-- begin Source excerpt --

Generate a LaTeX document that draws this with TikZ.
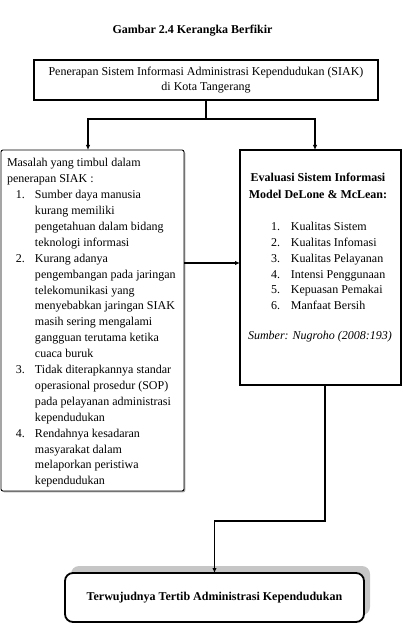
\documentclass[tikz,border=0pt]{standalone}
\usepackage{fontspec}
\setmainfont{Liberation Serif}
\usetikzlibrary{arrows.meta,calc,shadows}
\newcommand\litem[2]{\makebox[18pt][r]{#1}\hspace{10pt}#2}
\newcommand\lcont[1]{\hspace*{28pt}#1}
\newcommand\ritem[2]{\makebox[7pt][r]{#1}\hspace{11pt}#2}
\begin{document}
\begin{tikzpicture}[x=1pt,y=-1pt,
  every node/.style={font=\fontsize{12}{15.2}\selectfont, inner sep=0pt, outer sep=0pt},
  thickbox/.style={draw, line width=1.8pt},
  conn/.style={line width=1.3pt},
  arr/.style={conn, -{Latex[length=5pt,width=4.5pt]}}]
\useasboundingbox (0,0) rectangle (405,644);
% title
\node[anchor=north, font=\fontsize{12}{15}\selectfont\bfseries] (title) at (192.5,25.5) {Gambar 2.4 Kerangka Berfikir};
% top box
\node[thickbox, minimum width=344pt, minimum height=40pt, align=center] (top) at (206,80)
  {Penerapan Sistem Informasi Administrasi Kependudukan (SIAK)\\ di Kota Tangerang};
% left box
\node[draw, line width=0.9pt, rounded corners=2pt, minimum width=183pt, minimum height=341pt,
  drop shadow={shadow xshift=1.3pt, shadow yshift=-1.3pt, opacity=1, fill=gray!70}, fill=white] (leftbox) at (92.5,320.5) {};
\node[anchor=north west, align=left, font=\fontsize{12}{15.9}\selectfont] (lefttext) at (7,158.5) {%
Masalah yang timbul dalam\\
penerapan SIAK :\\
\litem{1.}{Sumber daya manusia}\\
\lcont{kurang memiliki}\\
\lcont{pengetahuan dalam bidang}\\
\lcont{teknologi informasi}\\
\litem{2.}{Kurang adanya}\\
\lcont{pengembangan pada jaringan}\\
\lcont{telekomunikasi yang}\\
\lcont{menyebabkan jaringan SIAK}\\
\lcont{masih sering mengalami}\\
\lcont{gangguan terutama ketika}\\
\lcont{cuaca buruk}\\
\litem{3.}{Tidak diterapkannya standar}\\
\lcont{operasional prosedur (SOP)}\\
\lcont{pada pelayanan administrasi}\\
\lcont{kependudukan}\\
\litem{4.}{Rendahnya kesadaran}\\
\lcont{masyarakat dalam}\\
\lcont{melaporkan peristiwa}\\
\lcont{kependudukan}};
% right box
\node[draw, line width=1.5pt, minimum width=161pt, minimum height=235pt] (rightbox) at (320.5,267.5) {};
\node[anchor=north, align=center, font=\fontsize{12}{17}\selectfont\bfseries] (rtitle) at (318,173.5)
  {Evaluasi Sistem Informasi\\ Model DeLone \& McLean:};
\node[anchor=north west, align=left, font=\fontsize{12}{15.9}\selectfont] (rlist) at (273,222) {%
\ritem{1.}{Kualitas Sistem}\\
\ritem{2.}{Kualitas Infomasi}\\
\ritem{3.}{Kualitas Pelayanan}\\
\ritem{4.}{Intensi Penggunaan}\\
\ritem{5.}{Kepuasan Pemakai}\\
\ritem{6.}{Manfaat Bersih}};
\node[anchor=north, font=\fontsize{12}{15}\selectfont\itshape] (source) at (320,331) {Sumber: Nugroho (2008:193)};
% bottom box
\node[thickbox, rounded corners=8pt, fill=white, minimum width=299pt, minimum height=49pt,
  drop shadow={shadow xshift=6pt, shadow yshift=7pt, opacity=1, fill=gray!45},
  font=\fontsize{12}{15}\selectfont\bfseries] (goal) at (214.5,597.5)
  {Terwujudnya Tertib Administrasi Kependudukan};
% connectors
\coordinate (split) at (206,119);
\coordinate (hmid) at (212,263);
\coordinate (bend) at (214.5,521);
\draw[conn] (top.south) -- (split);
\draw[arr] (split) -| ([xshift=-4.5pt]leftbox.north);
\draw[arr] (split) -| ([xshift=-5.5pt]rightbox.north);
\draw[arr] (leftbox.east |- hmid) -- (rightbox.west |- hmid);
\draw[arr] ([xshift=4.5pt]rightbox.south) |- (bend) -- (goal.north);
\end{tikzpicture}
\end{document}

-- end Source excerpt --

Each line of the data should be quoted exactly, with pictures left out.

● Expected output
Generate a LaTeX document that draws this with TikZ.
\documentclass[tikz,border=0pt]{standalone}
\usepackage{fontspec}
\setmainfont{Liberation Serif}
\usetikzlibrary{arrows.meta,calc,shadows}
\newcommand\litem[2]{\makebox[18pt][r]{#1}\hspace{10pt}#2}
\newcommand\lcont[1]{\hspace*{28pt}#1}
\newcommand\ritem[2]{\makebox[7pt][r]{#1}\hspace{11pt}#2}
\begin{document}
\begin{tikzpicture}[x=1pt,y=-1pt,
  every node/.style={font=\fontsize{12}{15.2}\selectfont, inner sep=0pt, outer sep=0pt},
  thickbox/.style={draw, line width=1.8pt},
  conn/.style={line width=1.3pt},
  arr/.style={conn, -{Latex[length=5pt,width=4.5pt]}}]
\useasboundingbox (0,0) rectangle (405,644);
% title
\node[anchor=north, font=\fontsize{12}{15}\selectfont\bfseries] (title) at (192.5,25.5) {Gambar 2.4 Kerangka Berfikir};
% top box
\node[thickbox, minimum width=344pt, minimum height=40pt, align=center] (top) at (206,80)
  {Penerapan Sistem Informasi Administrasi Kependudukan (SIAK)\\ di Kota Tangerang};
% left box
\node[draw, line width=0.9pt, rounded corners=2pt, minimum width=183pt, minimum height=341pt,
  drop shadow={shadow xshift=1.3pt, shadow yshift=-1.3pt, opacity=1, fill=gray!70}, fill=white] (leftbox) at (92.5,320.5) {};
\node[anchor=north west, align=left, font=\fontsize{12}{15.9}\selectfont] (lefttext) at (7,158.5) {%
Masalah yang timbul dalam\\
penerapan SIAK :\\
\litem{1.}{Sumber daya manusia}\\
\lcont{kurang memiliki}\\
\lcont{pengetahuan dalam bidang}\\
\lcont{teknologi informasi}\\
\litem{2.}{Kurang adanya}\\
\lcont{pengembangan pada jaringan}\\
\lcont{telekomunikasi yang}\\
\lcont{menyebabkan jaringan SIAK}\\
\lcont{masih sering mengalami}\\
\lcont{gangguan terutama ketika}\\
\lcont{cuaca buruk}\\
\litem{3.}{Tidak diterapkannya standar}\\
\lcont{operasional prosedur (SOP)}\\
\lcont{pada pelayanan administrasi}\\
\lcont{kependudukan}\\
\litem{4.}{Rendahnya kesadaran}\\
\lcont{masyarakat dalam}\\
\lcont{melaporkan peristiwa}\\
\lcont{kependudukan}};
% right box
\node[draw, line width=1.5pt, minimum width=161pt, minimum height=235pt] (rightbox) at (320.5,267.5) {};
\node[anchor=north, align=center, font=\fontsize{12}{17}\selectfont\bfseries] (rtitle) at (318,173.5)
  {Evaluasi Sistem Informasi\\ Model DeLone \& McLean:};
\node[anchor=north west, align=left, font=\fontsize{12}{15.9}\selectfont] (rlist) at (273,222) {%
\ritem{1.}{Kualitas Sistem}\\
\ritem{2.}{Kualitas Infomasi}\\
\ritem{3.}{Kualitas Pelayanan}\\
\ritem{4.}{Intensi Penggunaan}\\
\ritem{5.}{Kepuasan Pemakai}\\
\ritem{6.}{Manfaat Bersih}};
\node[anchor=north, font=\fontsize{12}{15}\selectfont\itshape] (source) at (320,331) {Sumber: Nugroho (2008:193)};
% bottom box
\node[thickbox, rounded corners=8pt, fill=white, minimum width=299pt, minimum height=49pt,
  drop shadow={shadow xshift=6pt, shadow yshift=7pt, opacity=1, fill=gray!45},
  font=\fontsize{12}{15}\selectfont\bfseries] (goal) at (214.5,597.5)
  {Terwujudnya Tertib Administrasi Kependudukan};
% connectors
\coordinate (split) at (206,119);
\coordinate (hmid) at (212,263);
\coordinate (bend) at (214.5,521);
\draw[conn] (top.south) -- (split);
\draw[arr] (split) -| ([xshift=-4.5pt]leftbox.north);
\draw[arr] (split) -| ([xshift=-5.5pt]rightbox.north);
\draw[arr] (leftbox.east |- hmid) -- (rightbox.west |- hmid);
\draw[arr] ([xshift=4.5pt]rightbox.south) |- (bend) -- (goal.north);
\end{tikzpicture}
\end{document}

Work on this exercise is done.